A trooper with the Texas Department of Public Safety (DPS) was reprimanded and ordered to undergo counseling for posing for a picture with rapper Snoop Dogg last month.
Billy Spears was working security detail when Snoop Dogg (real name Calvin Broadus) gave the keynote speech at the South by Southwest music festival in Austin.
One of Broadus’ assistants took a picture of the rapper posing with Spears, who was wearing his DPS uniform. Spears was not working for DPS at the time, but had gained their prior approval.
The picture was posted to Broadus’ Instagram account with the caption “Me n my deputy dogg.”
But that simple snapshot landed Spears in trouble, according to his Dallas-based attorney, Ty Clevenger.
Clevenger says that Spears was reprimanded and ordered to undergo counseling after DPS Lt. Col. David Baker was made aware of the Instagram post.
Clevenger, who insists that the order is not an April Fool’s Day joke, published a counseling record written for Spears on March 24.
“While working a secondary employment job, Trooper Spears took a photo with a public figure who has a well-known criminal background including numerous drug charges. The public figure posted the photo on social media and it reflects poorly on the Agency,” the counseling records reads.
Broadus has had numerous run-ins with the law during the course of his 20-plus year rapping career. Most of the charges are drug-related and weapons-related.
According to Spears’ counseling document, he told his superiors that he posed for the photo because he was asked and that he did not know who Snoop Dogg was.
Spears’ supervisors recommended that he “Use good Judgment when taking photos with anyone while in uniform” and urged him to “Be mindful of social media outlets and how such photos can negatively affect the Agency.”
The supervisors said that Spears should “refuse photos” in order to overcome the deficiency.
But Spears hired Clevenger who sent letters to the director of the DPS as well as to local prosecutors in Austin.
“Billy did not know about Snoop Dogg’s criminal history,” Clevenger wrote on his blog. “Believe it or not, some folks don’t watch TMZ or read People Magazine. And of course DPS has no policy requiring a criminal background check on everyone who requests a picture with a uniformed trooper. In fact, DPS has no policy forbidding a photograph with someone who has a criminal conviction.”
Clevenger asserted that Spears was reprimanded in retaliation for an incident in which he reported misconduct of a Texas Alcohol and Beverage Commission officer following an incident last year.
Clevenger also questioned how DPS supervisors could have found the picture of his client posing with Broadus.
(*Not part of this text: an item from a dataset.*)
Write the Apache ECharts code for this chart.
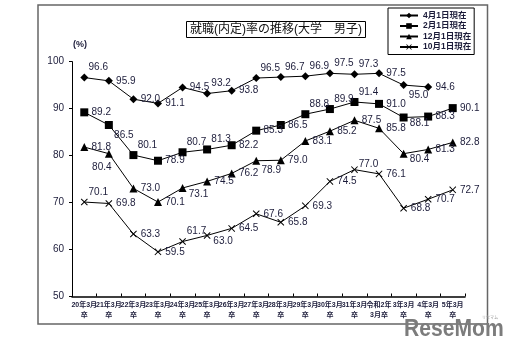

While it is very possible that someone saw Broadus’ picture and forwarded it to DPS, Clevenger speculated that the agency could be using biometric recognition tools to scan social media sites to monitor employee behavior.
“The real question is whether DPS has expanded the use of facial recognition software beyond its search for criminal suspects, and beyond its own internal records of drivers licenses and suspects,” Clevenger wrote.
The DPS did not immediately respond to The Daily Caller’s request for comment.